The FBD increased in all cities in the GBA and caused a rise in the total forest biomass. The changes in the total biomass due to the FBD from 2000 to 2022 in Zhaoqing, Huizhou, Jiangmen, Guangzhou, and Foshan exceeded 142 × 104 t. Meanwhile, the increments in the total forest biomass caused by the changes in the FBD were mostly smaller than 50 × 104 t in Dongguan, Hong Kong, Shenzhen, Zhongshan, Zhuhai, and Macao. Moreover, the changes in the FBD explained approximately 63% of the forest biomass changes in Hong Kong and Zhuhai and more than 90% of the forest biomass changes in Guangzhou, Shenzhen, Huizhou, Jiangmen, and Zhaoqing.
Drivers of the spatial and interannual variations in FBD
Key drivers of the spatial variation in FBD across GBA are quite different from that of the interannual FBD evolutions (Fig. 10).Our result indicate that elevation (represented by DEM), slope, temperature, and precipitation are the primary drivers of the spatial variations in FBD across GBA. Slope and precipitation show a positive correlation, while temperature and DEM show a negative correlation. Aspect solar radiation and soil properties (including pH texture) have no significant (p > 0.05) effect on spatial FBD distribution. Different from the key controls of the spatial FBD variation, interannual FBD variation in GBA was mainly driven by the elevated atmospheric CO₂ concentrations over the past two decades (Fig. 10b). Changes in solar radiation is significantly correlated to FBD only in Jiangmen city. Moreover, we did not find significant relationship between FBD and changes in annual total precipitation and in annual mean temperature (Fig. 10b).

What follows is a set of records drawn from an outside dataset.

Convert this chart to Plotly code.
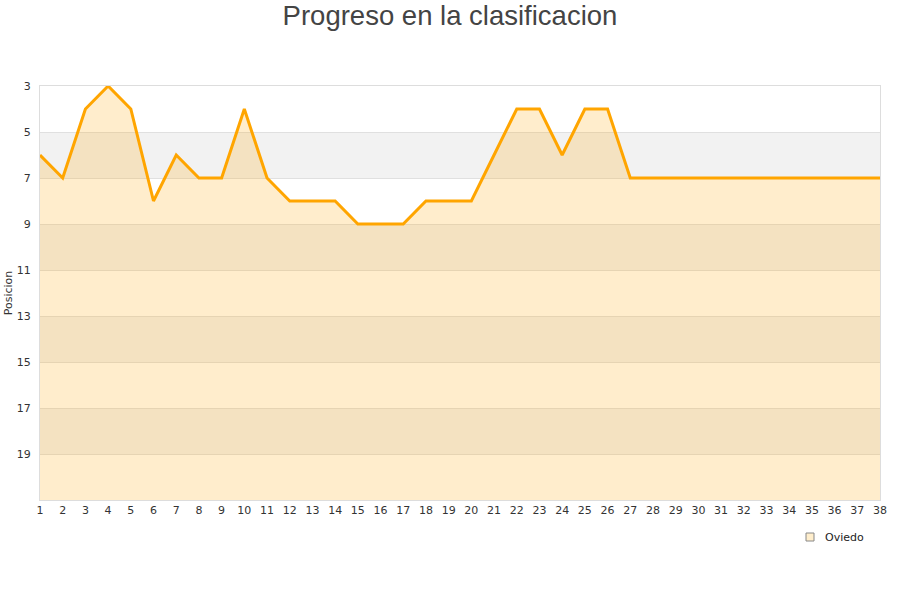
import plotly.graph_objects as go

jornadas = list(range(1, 39))
posiciones = [6, 7, 4, 3, 4, 8, 6, 7, 7, 4, 7, 8, 8, 8, 9, 9, 9, 8, 8, 8,
              6, 4, 4, 6, 4, 4, 7, 7, 7, 7, 7, 7, 7, 7, 7, 7, 7, 7]
equipo = "Oviedo"
y_ticks = [3, 5, 7, 9, 11, 13, 15, 17, 19]
gray_bands = [(5, 7), (9, 11), (13, 15), (17, 19)]
y_bottom = 21

fig = go.Figure()
fig.add_trace(go.Scatter(x=jornadas, y=[y_bottom] * len(jornadas), mode="lines",
                         line=dict(width=0), showlegend=False, hoverinfo="skip"))
fig.add_trace(go.Scatter(x=jornadas, y=posiciones, mode="lines", fill="tonexty",
                         fillcolor="rgba(255,165,0,0.2)",
                         line=dict(color="#ffa500", width=3), showlegend=False, name=equipo))

W, H = 900, 600
L, R, T, B = 40, 20, 86, 100
pw, ph = W - L - R, H - T - B


def px_x(p):
    return (p - L) / pw


def px_y(p):
    return (H - B - p) / ph


shapes = []
for a, b in gray_bands:
    shapes.append(dict(type="rect", xref="paper", yref="y", x0=0, x1=1, y0=a, y1=b,
                       fillcolor="#f2f2f2", line=dict(width=0), layer="below"))
# legend swatch
shapes.append(dict(type="rect", xref="paper", yref="paper",
                   x0=px_x(806), x1=px_x(814), y0=px_y(541), y1=px_y(533),
                   fillcolor="#ffeecc", line=dict(color="#888888", width=1)))

annotations = [dict(text=equipo, xref="paper", yref="paper", x=px_x(823), y=px_y(537),
                    xanchor="left", yanchor="middle", showarrow=False,
                    font=dict(family="DejaVu Sans", size=11, color="#222222"))]

fig.update_layout(
    width=W, height=H,
    margin=dict(l=L, r=R, t=T, b=B),
    paper_bgcolor="white", plot_bgcolor="white",
    title=dict(text="Progreso en la clasificacion", x=0.5, xanchor="center",
               y=0.975, yanchor="middle", automargin=False,
               font=dict(family="Liberation Sans, Arial", size=27.5, color="#444444")),
    font=dict(family="DejaVu Sans", size=11, color="#333333"),
    shapes=shapes,
    annotations=annotations,
    showlegend=False,
    xaxis=dict(range=[1, 38], tickmode="array", tickvals=jornadas, automargin=False,
               showgrid=False, zeroline=False, showline=True, linecolor="#dddddd",
               mirror=True, ticks="", tickfont=dict(size=11, color="#333333")),
    yaxis=dict(range=[y_bottom, 3], tickmode="array", tickvals=y_ticks, automargin=False,
               showgrid=True, gridcolor="#e0e0e0", zeroline=False,
               showline=True, linecolor="#dddddd", mirror=True, ticks="",
               ticklabelstandoff=6,
               title=dict(text="Posicion", font=dict(size=11, color="#333333"), standoff=1),
               tickfont=dict(size=11, color="#333333")),
)

fig.write_html("out.html", config={"displayModeBar": False},
               post_script="document.body.style.margin='0';")
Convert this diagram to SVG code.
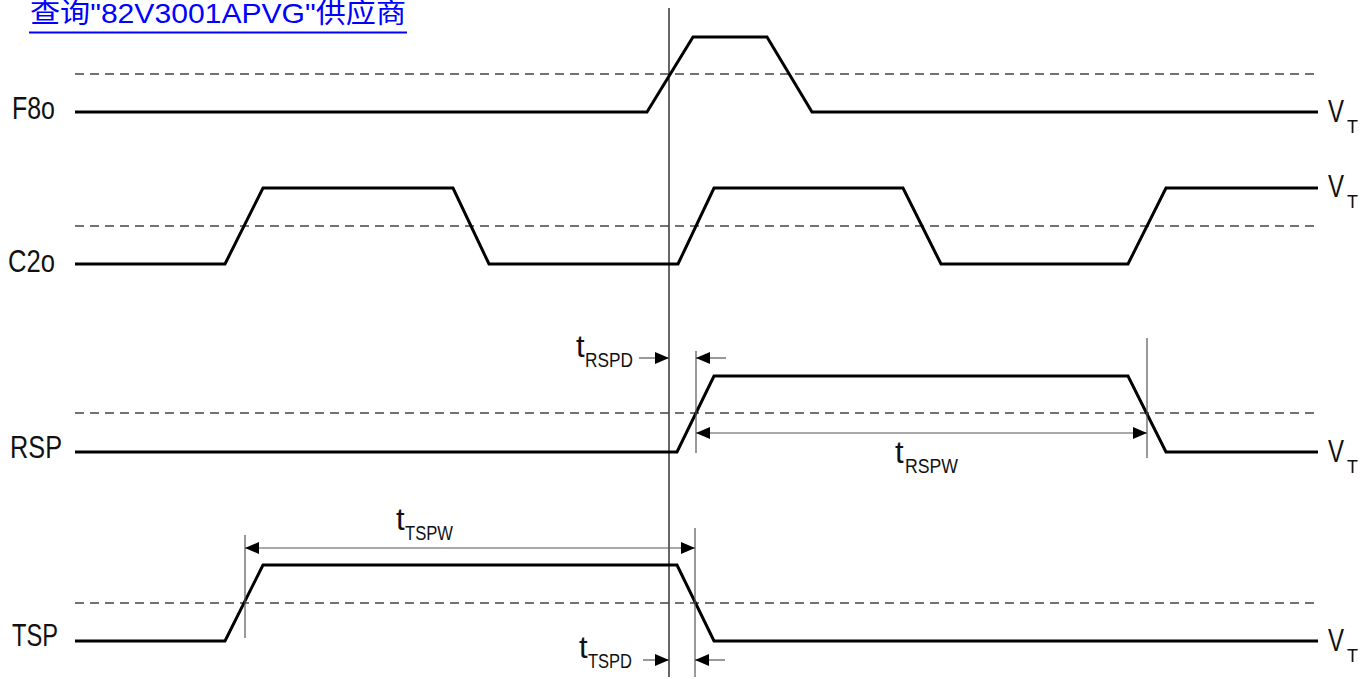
<svg xmlns="http://www.w3.org/2000/svg" width="1372" height="679" viewBox="0 0 1372 679">
<style>
.sig{fill:none;stroke:#000;stroke-width:3;stroke-linejoin:miter}
.th{fill:none;stroke:#444;stroke-width:1.3;stroke-dasharray:9 6}
.ref{stroke:#000;stroke-width:1.2}
.ext{stroke:#555;stroke-width:1.2}
.dim{stroke:#555;stroke-width:1.2;fill:none}
.lbl{font-family:"Liberation Sans Narrow","Liberation Sans",Arial,sans-serif;font-size:31px;fill:#111}
.sub{font-family:"Liberation Sans Narrow","Liberation Sans",Arial,sans-serif;font-size:20px;fill:#111}
.vt{font-family:"Liberation Sans Narrow","Liberation Sans",Arial,sans-serif;font-size:18px;fill:#111}
.link{font-family:"Liberation Sans",Arial,"Noto Sans CJK SC",sans-serif;font-size:28px;fill:#0000ff}
</style>
<defs>
<marker id="ah" markerUnits="userSpaceOnUse" markerWidth="14" markerHeight="12" refX="14" refY="6" orient="auto">
<path d="M0,0 L14,6 L0,12 z" fill="#000"/>
</marker>
</defs>
<rect width="1372" height="679" fill="#fff"/>
<g id="title">
<text class="link" x="30" y="23" textLength="376" lengthAdjust="spacingAndGlyphs">查询"82V3001APVG"供应商</text>
<rect x="29" y="31.5" width="378" height="2" fill="#0000ff"/>
</g>
<g id="ref-line">
<line class="ref" x1="669" y1="8" x2="669" y2="677"/>
</g>
<g id="F8o">
<line class="th" x1="75" y1="74" x2="1318" y2="74"/>
<polyline class="sig" points="75,112 647,112 693,37 767,37 812,112 1318,112"/>
<text class="lbl" x="12" y="119" textLength="43" lengthAdjust="spacingAndGlyphs">F8o</text>
<text class="lbl" x="1328" y="122" textLength="16" lengthAdjust="spacingAndGlyphs">V</text>
<text class="vt" x="1347" y="133">T</text>
</g>
<g id="C2o">
<line class="th" x1="75" y1="226" x2="1318" y2="226"/>
<polyline class="sig" points="75,264 225,264 263,188 453,188 489,264 678,264 714,188 903,188 941,264 1128,264 1166,188 1318,188"/>
<text class="lbl" x="8" y="272" textLength="47" lengthAdjust="spacingAndGlyphs">C2o</text>
<text class="lbl" x="1328" y="197" textLength="16" lengthAdjust="spacingAndGlyphs">V</text>
<text class="vt" x="1347" y="208">T</text>
</g>
<g id="RSP">
<line class="th" x1="75" y1="413" x2="1318" y2="413"/>
<polyline class="sig" points="75,452 677,452 714,376 1128,376 1166,452 1318,452"/>
<text class="lbl" x="10" y="458" textLength="52" lengthAdjust="spacingAndGlyphs">RSP</text>
<text class="lbl" x="1328" y="462" textLength="16" lengthAdjust="spacingAndGlyphs">V</text>
<text class="vt" x="1347" y="473">T</text>
</g>
<g id="TSP">
<line class="th" x1="75" y1="603" x2="1318" y2="603"/>
<polyline class="sig" points="75,641 225,641 263,565 677,565 714,641 1318,641"/>
<text class="lbl" x="12" y="646" textLength="46" lengthAdjust="spacingAndGlyphs">TSP</text>
<text class="lbl" x="1328" y="651" textLength="16" lengthAdjust="spacingAndGlyphs">V</text>
<text class="vt" x="1347" y="662">T</text>
</g>
<g id="connectors">
<line class="ext" x1="696" y1="351" x2="696" y2="453"/>
<line class="ext" x1="1147" y1="338" x2="1147" y2="458"/>
<line class="ext" x1="245" y1="535" x2="245" y2="638"/>
<line class="ext" x1="695" y1="528" x2="695" y2="677"/>
<line class="dim" x1="639" y1="358" x2="669" y2="358" marker-end="url(#ah)"/>
<line class="dim" x1="726" y1="358" x2="696" y2="358" marker-end="url(#ah)"/>
<line class="dim" x1="900" y1="433" x2="696" y2="433" marker-end="url(#ah)"/>
<line class="dim" x1="900" y1="433" x2="1147" y2="433" marker-end="url(#ah)"/>
<line class="dim" x1="470" y1="548" x2="245" y2="548" marker-end="url(#ah)"/>
<line class="dim" x1="470" y1="548" x2="695" y2="548" marker-end="url(#ah)"/>
<line class="dim" x1="643" y1="660" x2="669" y2="660" marker-end="url(#ah)"/>
<line class="dim" x1="725" y1="660" x2="695" y2="660" marker-end="url(#ah)"/>
</g>
<g id="labels">
<text class="lbl" x="576" y="357">t</text>
<text class="sub" x="585" y="367" textLength="48" lengthAdjust="spacingAndGlyphs">RSPD</text>
<text class="lbl" x="895" y="463">t</text>
<text class="sub" x="905" y="473" textLength="53" lengthAdjust="spacingAndGlyphs">RSPW</text>
<text class="lbl" x="396" y="530">t</text>
<text class="sub" x="405" y="540" textLength="48" lengthAdjust="spacingAndGlyphs">TSPW</text>
<text class="lbl" x="579" y="658">t</text>
<text class="sub" x="588" y="668" textLength="44" lengthAdjust="spacingAndGlyphs">TSPD</text>
</g>
</svg>
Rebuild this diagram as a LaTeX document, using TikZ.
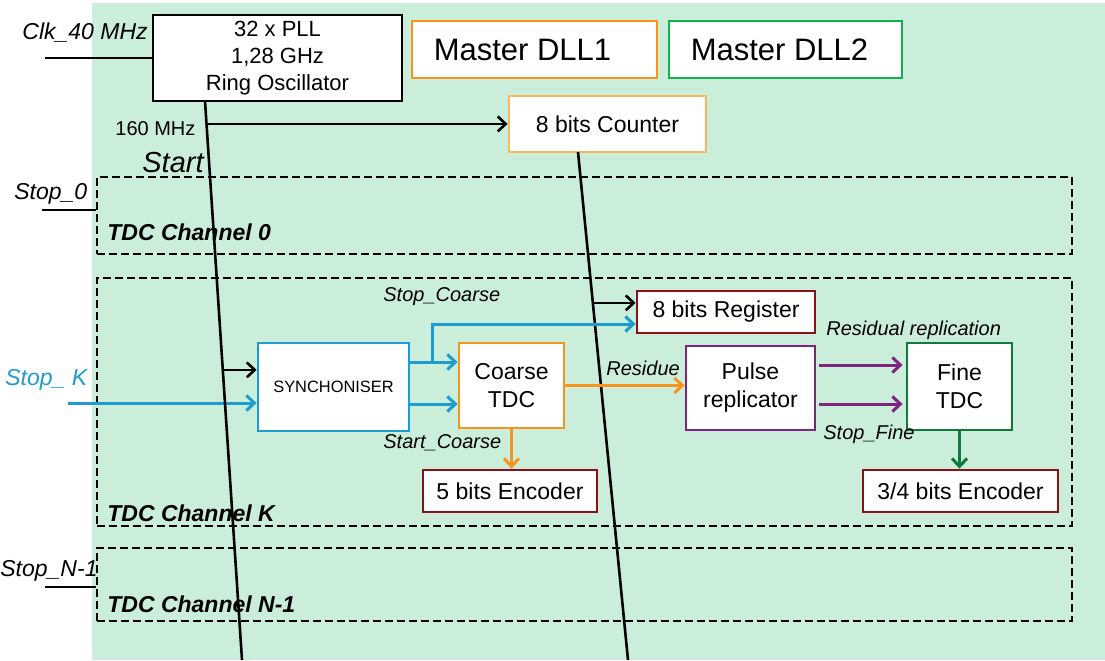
\documentclass[tikz,border=0pt]{standalone}
\usepackage{fontspec}
\setmainfont{Liberation Sans}
\usetikzlibrary{positioning,calc}
\usetikzlibrary{arrows.meta}
\definecolor{bg_green}{RGB}{203,238,219}
\definecolor{c_blue}{RGB}{30,155,207}
\definecolor{c_orange}{RGB}{247,148,30}
\definecolor{c_orange_light}{RGB}{251,180,96}
\definecolor{c_red}{RGB}{140,16,22}
\definecolor{c_purple}{RGB}{126,36,128}
\definecolor{c_green}{RGB}{14,122,60}
\definecolor{c_green_light}{RGB}{18,176,80}
\tikzset{
        block/.style={align=center,inner sep=0pt,draw,fill=white,line width=1.4pt,font=\fontsize{11.5}{14}\selectfont},
        % Clock source
        node_pll/.style={block, draw=black, font=\fontsize{11}{13.5}\selectfont},
        % Master DLLs
        node_dll/.style={block, line width=1.1pt, font=\fontsize{15.5}{18}\selectfont},
        % Blocks of a channel
        node_sync/.style={block, draw=c_blue, font=\fontsize{8.2}{10}\selectfont},
        node_out/.style={block, draw=c_red},
        % Channel frames
        node_channel/.style={inner sep=0pt, draw=black, dashed, dash pattern=on 4pt off 2pt, line width=1.4pt, minimum width=487.5pt},
        % Signal names
        sig/.style={inner sep=0pt, anchor=west, font=\fontsize{10}{12}\selectfont\itshape},
        sig_big/.style={inner sep=0pt, anchor=west, font=\fontsize{11.5}{14}\selectfont\itshape},
        chan_label/.style={inner sep=0pt, anchor=west, font=\fontsize{11.5}{14}\selectfont\bfseries\itshape},
        wire/.style={line width=1.3pt, -{Straight Barb[length=4pt,width=7.5pt]}},
        cwire/.style={wire, line width=1.5pt}
}

\begin{document}
\begin{tikzpicture}[x=0.5pt, y=-0.5pt]
            \useasboundingbox (0,0) rectangle (1105,660);
            \fill[bg_green] (92,3) rectangle (1105,660);

            % top row
            \node[node_pll, minimum width=124.5pt, minimum height=43pt] (pll) at (277.5,58) {32 x PLL\\1,28 GHz\\Ring Oscillator};
            \node[node_dll, draw=c_orange, minimum width=122.5pt, minimum height=28.5pt] (dll1) at (534.5,49.5) {Master DLL1\hspace*{12pt}};
            \node[node_dll, draw=c_green_light, minimum width=116.5pt, minimum height=28.5pt] (dll2) at (785.5,49.5) {Master DLL2\hspace*{6pt}};
            \node[block, draw=c_orange_light, minimum width=98.5pt, minimum height=28pt] (counter) at (607.5,124) {8 bits Counter};

            % channels
            \node[node_channel, minimum height=38.5pt] (ch0) at (584.5,215.5) {};
            \node[node_channel, minimum height=124pt] (chK) at (584.5,402) {};
            \node[node_channel, minimum height=36.5pt] (chN) at (584.5,584.5) {};
            \node[chan_label] (ch0_name) at (107,232) {TDC Channel 0};
            \node[chan_label] (chK_name) at (107,513) {TDC Channel K};
            \node[chan_label] (chN_name) at (107,604) {TDC Channel N-1};

            % channel K
            \node[node_sync, minimum width=75.5pt, minimum height=44pt] (sync) at (333.5,387) {SYNCHONISER};
            \node[block, draw=c_orange, minimum width=52.5pt, minimum height=42.5pt] (coarse) at (511.5,385.5) {Coarse\\TDC};
            \node[node_out, minimum width=89pt, minimum height=21pt] (reg) at (726,312) {8 bits Register};
            \node[node_out, minimum width=87pt, minimum height=21pt] (enc5) at (510,491) {5 bits Encoder};
            \node[block, draw=c_purple, minimum width=64.5pt, minimum height=42pt] (pulse) at (750.5,388) {Pulse\\replicator};
            \node[block, draw=c_green, minimum width=52.5pt, minimum height=43.5pt] (fine) at (959.5,386.5) {Fine\\TDC};
            \node[node_out, minimum width=97.5pt, minimum height=21pt] (enc34) at (960.5,491) {3/4 bits Encoder};

            % signal names
            \node[sig_big] (clk_name) at (22,33) {Clk\_40 MHz};
            \node[inner sep=0pt, anchor=west, font=\fontsize{10}{12}\selectfont] (f160) at (115,129) {160 MHz};
            \node[inner sep=0pt, anchor=west, font=\fontsize{14.5}{17}\selectfont\itshape] (start_name) at (142,163) {Start};
            \node[sig_big] (stop0_name) at (14,194) {Stop\_0};
            \node[sig_big, text=c_blue] (stopK_name) at (5,380) {Stop\_ K};
            \node[sig_big] (stopN_name) at (0,571) {Stop\_N-1};
            \node[sig] (stop_coarse) at (383,297) {Stop\_Coarse};
            \node[sig] (start_coarse) at (383,443) {Start\_Coarse};
            \node[sig] (residue) at (606,368) {Residue};
            \node[sig] (res_repl) at (826,330) {Residual replication};
            \node[sig] (stop_fine) at (823,434) {Stop\_Fine};

            % inputs
            \coordinate (clk_in) at (45,58);
            \coordinate (stop0_in) at (42,210);
            \coordinate (stopN_in) at (45,587);
            \coordinate (stopK_in) at (68,403);
            \draw[line width=1.3pt] (clk_in) -- (clk_in -| pll.west);
            \draw[line width=1.3pt] (stop0_in) -- (stop0_in -| ch0.west);
            \draw[line width=1.3pt] (stopN_in) -- (stopN_in -| chN.west);
            \draw[cwire, c_blue] (stopK_in) -- (stopK_in -| sync.west);

            % start lines
            \coordinate (s1top) at (205,101);
            \coordinate (s1bot) at (242,660);
            \coordinate (s2top) at (578,152);
            \coordinate (s2bot) at (628,660);
            \draw[line width=1.3pt] (s1top) -- (s1bot);
            \draw[line width=1.3pt] (s2top) -- (s2bot);
            \coordinate (tap160) at ($(s1top)!0.041!(s1bot)$);
            \coordinate (tapsync) at ($(s1top)!0.481!(s1bot)$);
            \coordinate (tapreg) at ($(s2top)!0.297!(s2bot)$);
            \draw[wire] (tap160) -- (tap160 -| counter.west);
            \draw[wire] (tapsync) -- (tapsync -| sync.west);
            \draw[wire] (tapreg) -- (tapreg -| reg.west);

            % coarse path
            \draw[cwire, c_blue] ([yshift=12.5pt]sync.east) -- ([yshift=12.5pt]sync.east -| coarse.west);
            \draw[cwire, c_blue] ([yshift=-8.5pt]sync.east) -- ([yshift=-8.5pt]sync.east -| coarse.west);
            \draw[cwire, c_blue] ($(sync.east)+(22,-25)$) |- ([yshift=-6pt]reg.west);
            \draw[cwire, c_orange] (coarse.south) -- (coarse.south |- enc5.north);
            \draw[cwire, c_orange] (coarse.east) -- (coarse.east -| pulse.west);

            % fine path
            \draw[cwire, c_purple] ([xshift=1.5pt, yshift=11.5pt]pulse.east) -- ([xshift=-1.5pt, yshift=11.5pt]pulse.east -| fine.west);
            \draw[cwire, c_purple] ([xshift=1.5pt, yshift=-8pt]pulse.east) -- ([xshift=-1.5pt, yshift=-8pt]pulse.east -| fine.west);
            \draw[cwire, c_green] (fine.south) -- (fine.south |- enc34.north);
\end{tikzpicture}
\end{document}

Partial correlation coefficients between forest biomass density (FBD) and its environmental controls. a Partial correlation analysis on the controlling factors of the spatial variation in FBD. b Partial correlation analysis on the interannual variation in FBD. Prec: precipitation. SSRD: surface solar radiation downwards. Temp: mean annual temperature. * represents significant (p < 0.05) partial correlation, and ** represents very significant (p < 0.01) partial correlation.
Discussion
The forest biomass in the GBA showed a recovering and growing trend during 2000–2022, especially during the most recent decade, which might have been driven by improved forest management and elevated atmospheric CO2 concentration (Fig. 7). This increasing trend has also been highlighted in previous studies42,72. In consistent with previous studies 40,73, we found that urbanization played a crucial role in shaping forest biomass dynamics in the transition zones between urban and rural regions,. Cities such as Jiangmen, Zhaoqing, and Shenzhen experienced significant increases in forest biomass, resulting from effective afforestation efforts and elevated atmospheric CO2 concentration. Afforestation policies in these cities have offset some of the negative impacts of urbanization via the rational planning of forest recovery and proper forest management42,73. Conversely, cities such as Guangzhou, Foshan, and Hong Kong experienced more fluctuations in forest biomass, possibly due to high urbanization pressures and unstable afforestation efforts. The high speed of urbanization in these cities has led to large-scale deforestation74,75.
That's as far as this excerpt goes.